Annual utility bills at the RBC Center, for example, have jumped from abut $1 million to $2.7 million, he said.
"You have to sell a lot of sodas, a lot of beers, a lot of hot dogs, a lot of parking to cover those costs. We just can't get there," he said.
The Centennial Authority recently pledged $47 million in improvements at the RBC Center, including a new sound system and vending machines that accept credit cards. The authority would use its own revenue, hotel and meal taxes from Raleigh and Wake County and money from North Carolina State University, which also uses the arena, to pay for the upgrades.
"Anything you take away from the rent is obviously taking away from improvements that we can do to the building," authority member Reef Ivey said.

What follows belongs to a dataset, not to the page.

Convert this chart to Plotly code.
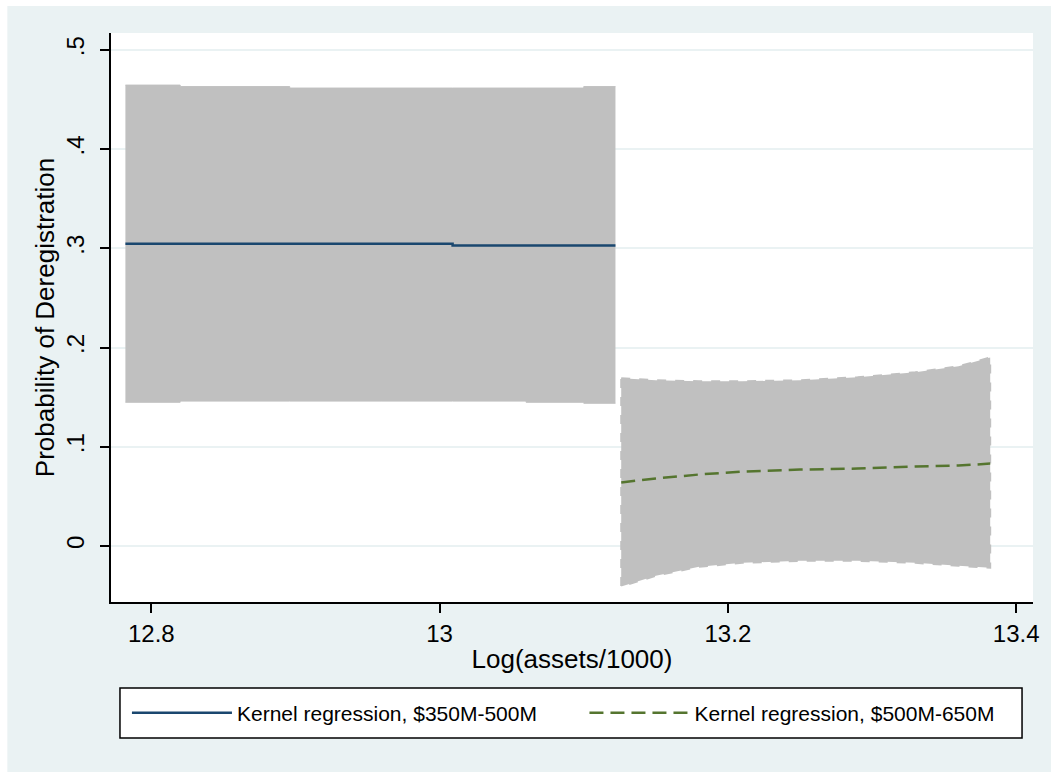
import plotly.graph_objects as go

# ---- data ----
x1 = [12.782, 12.820, 12.896, 12.960, 13.009, 13.060, 13.100, 13.122]
y1 = [0.3045, 0.3045, 0.3045, 0.3045, 0.3028, 0.3028, 0.3028, 0.3028]
hi1 = [0.4645, 0.4630, 0.4615, 0.4615, 0.4615, 0.4615, 0.4630, 0.4630]
lo1 = [0.1448, 0.1460, 0.1460, 0.1460, 0.1460, 0.1448, 0.1438, 0.1438]

x2 = [13.126, 13.150, 13.180, 13.210, 13.250, 13.290, 13.330, 13.360, 13.382]
y2 = [0.064, 0.068, 0.072, 0.075, 0.077, 0.078, 0.080, 0.081, 0.083]
hi2 = [0.169, 0.167, 0.166, 0.166, 0.167, 0.170, 0.175, 0.181, 0.190]
lo2 = [-0.041, -0.030, -0.021, -0.017, -0.015, -0.015, -0.017, -0.020, -0.022]

x_ticks = [12.8, 13.0, 13.2, 13.4]
x_labels = ["12.8", "13", "13.2", "13.4"]
y_ticks = [0, 0.1, 0.2, 0.3, 0.4, 0.5]
y_labels = ["0", ".1", ".2", ".3", ".4", ".5"]

names = ["Kernel regression, $350M-500M", "Kernel regression, $500M-650M"]

BLUE = "#1a476f"
GREEN = "#55752f"
GRAY = "#c0c0c0"
BG = "#eaf2f3"
FONT = "Liberation Sans, Arial, sans-serif"

fig = go.Figure()

# CI band 1
fig.add_trace(go.Scatter(x=x1, y=lo1, mode="lines", line=dict(color=GRAY, width=1, shape="hv"),
                         showlegend=False, hoverinfo="skip"))
fig.add_trace(go.Scatter(x=x1, y=hi1, mode="lines", line=dict(color=GRAY, width=1, shape="hv"),
                         fill="tonexty", fillcolor=GRAY, showlegend=False, hoverinfo="skip"))
# CI band 2 (polygon)
fig.add_trace(go.Scatter(x=x2 + x2[::-1] + [x2[0]], y=hi2 + lo2[::-1] + [hi2[0]], mode="lines",
                         line=dict(color=GRAY, width=2, dash="dash"),
                         fill="toself", fillcolor=GRAY, showlegend=False, hoverinfo="skip"))

fig.add_trace(go.Scatter(x=x1, y=y1, mode="lines", name=names[0], legend="legend",
                         line=dict(color=BLUE, width=2.5, shape="hv")))
fig.add_trace(go.Scatter(x=x2, y=y2, mode="lines", name=names[1], legend="legend2",
                         line=dict(color=GREEN, width=2.5, dash="14px,7px")))

W, H = 1051, 772
L, R, T, B = 111, 15, 33, 170
pw, ph = W - L - R, H - T - B

def px(x):
    return (x - L) / pw

def py(y):
    return (H - B - y) / ph

shapes = [
    dict(type="rect", xref="paper", yref="paper", x0=px(7), x1=px(W + 5), y0=py(H + 5), y1=py(6),
         fillcolor=BG, line=dict(width=0), layer="below"),
    dict(type="rect", xref="paper", yref="paper", x0=0, x1=1, y0=0, y1=1,
         fillcolor="white", line=dict(width=0), layer="below"),
    dict(type="rect", xref="paper", yref="paper", x0=px(120), x1=px(1025), y0=py(738), y1=py(688),
         fillcolor="white", line=dict(color="black", width=1.5), layer="below"),
]

leg_common = dict(orientation="h", xanchor="left", y=py(713), yanchor="middle",
                  bgcolor="rgba(0,0,0,0)", borderwidth=0, font=dict(size=21, family=FONT),
                  itemwidth=100)

fig.update_layout(
    width=W, height=H,
    margin=dict(l=L, r=R, t=T, b=B, pad=0),
    paper_bgcolor="white",
    plot_bgcolor="rgba(0,0,0,0)",
    font=dict(family=FONT, color="black"),
    shapes=shapes,
    showlegend=True,
    legend=dict(x=px(127), **leg_common),
    legend2=dict(x=px(586), **leg_common),
    xaxis=dict(range=[12.772, 13.4117], tickvals=x_ticks, ticktext=x_labels,
               showgrid=False, zeroline=False, showline=True, linecolor="black", linewidth=1.5,
               ticks="outside", ticklen=9, tickwidth=1.5, tickcolor="black",
               tickfont=dict(size=24), mirror=False,
               title=dict(text="Log(assets/1000)", font=dict(size=26), standoff=4)),
    yaxis=dict(range=[-0.0565, 0.517], tickvals=y_ticks, ticktext=y_labels, tickangle=-90,
               showgrid=True, gridcolor=BG, gridwidth=1.5, zeroline=False,
               showline=True, linecolor="black", linewidth=1.5,
               ticks="outside", ticklen=9, tickwidth=1.5, tickcolor="black",
               tickfont=dict(size=24), ticklabelstandoff=7,
               title=dict(text="Probability of Deregistration", font=dict(size=26), standoff=0)),
)

fig.write_html("out.html", config={"displayModeBar": False},
               post_script="document.body.style.margin='0px';")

The five-year lease extension was initially part of the agreement for the arena improvements, Ivey said. But the authority struck that provision after Gale Force balked, he said, and chose to negotiate the extension separately while proceeding with the improvements.
"We're willing to make the building what the Hurricanes think it needs to be. But in order to do this, (they) have to tell us that (they're) going to be here ... over period of time so that we can recoup our investment," Ivey said.
Gale Force also would like to recoup something on its hockey and arena operations, Olsen said.
"When you're the only entity in a three-party agreement that continually loses money, you have to take a look at that, and you have to look at other partners and wonder why is that," he said.
If the Canes were to pack up their sticks and pucks and leave in 2019 – there's a hefty penalty for breaking their lease earlier – the arena deficit would likely more than double and area taxpayers would have to foot the bill, he said.
"We are a valuable commodity," Olsen said. "We're not taking advantage of that. We just want what's fair, not only as a tenant but as a party in this three-sided agreement."
Both sides said they expect to reach some sort of agreement eventually on the lease extension and the rent payments.
"There's nobody looking, certainly in our organization, that we're leaving here or want to leave here. But the business has to work," Olsen said.
"We don't want them to leave, and this is just kind of a normal negotiation between a landlord and a tenant," Ivey said.